'Pioneering' plan for scarred Idaho tract may rock industry

YELLOW PINE, Idaho — Twenty-five miles out, the road turns to gravel and follows a creek to the closest thing to a speck of a town in what might be the most remote place in the Lower 48.

Turning right at the Corner, which offers the last hot meal until Montana, 100 miles of wilderness away, the road reaches the Salmon River and then hugs the edge of the canyon for a heart-pounding 14 miles until it arrives at the Stibnite Mining District.

Stibnite, a mining hotbed since 1899, is where a Canadian company envisions a different future for mining and where environmentalists see the same old calamity.

Midas Gold Corp. plans to build one of the country's biggest open-pit mines on 2,000 acres near the source of the Salmon, known as the "River of No Return" and famed for its fishing, whitewater and solitude, in a region already scarred by decades of mining.

Ninety percent of the mineral antimony that hardened Allied bullets during World War II came from the mine that gave birth to Stibnite, a once-bustling company town that had a bowling alley and ski hill. But peacetime created a ghost town and left a lake called the "Glory Hole" filling the old mining pit that had already exterminated salmon upstream.

A carousel of gold-mining companies came next, disfiguring swaths of forest and generating toxic waste. In 1996, the last miners skipped town, leaving taxpayers with a massive cleanup bill.

"Mining does not have a great reputation," said Laurel Sayer, CEO of Midas' Idaho subsidiary.

Mining companies routinely promise environmental responsibility, but Midas has made confronting the industry's notorious past part of its omnipresent sales pitch here: "Restore the Site."

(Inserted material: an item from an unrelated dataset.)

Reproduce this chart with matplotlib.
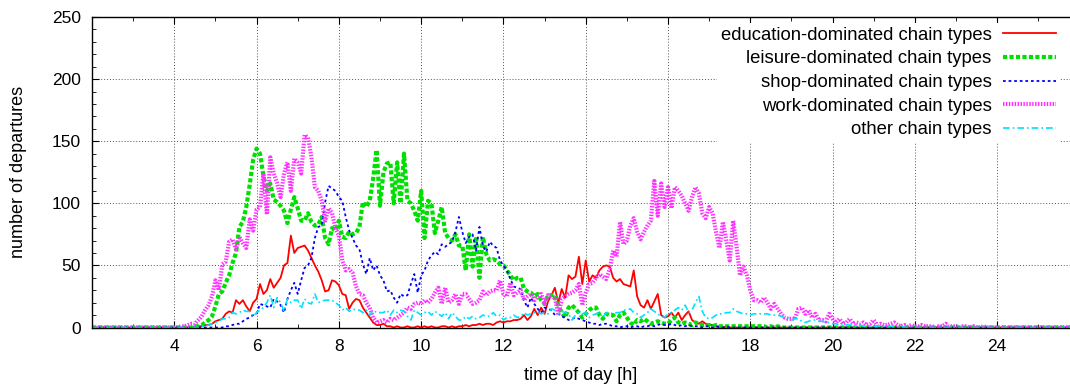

"Mining broke Stibnite, and mining should be the ones who pay and fix it," said Midas Community Education Manager Hayley Couture.

With "Restore Stibnite" stitched on her hat, the 26-year-old geologist is part of the company's earnest, all-out blitz to convince Valley County that mining can heal, not just hire.

"It is a great public relations theme," Sayer conceded, "but we really believe it."

And the rest of the industry is watching closely.

"This pioneering approach will definitely inspire others to consider whether it is feasible at other mining operations," said Katie Sweeney, the National Mining Association's general counsel.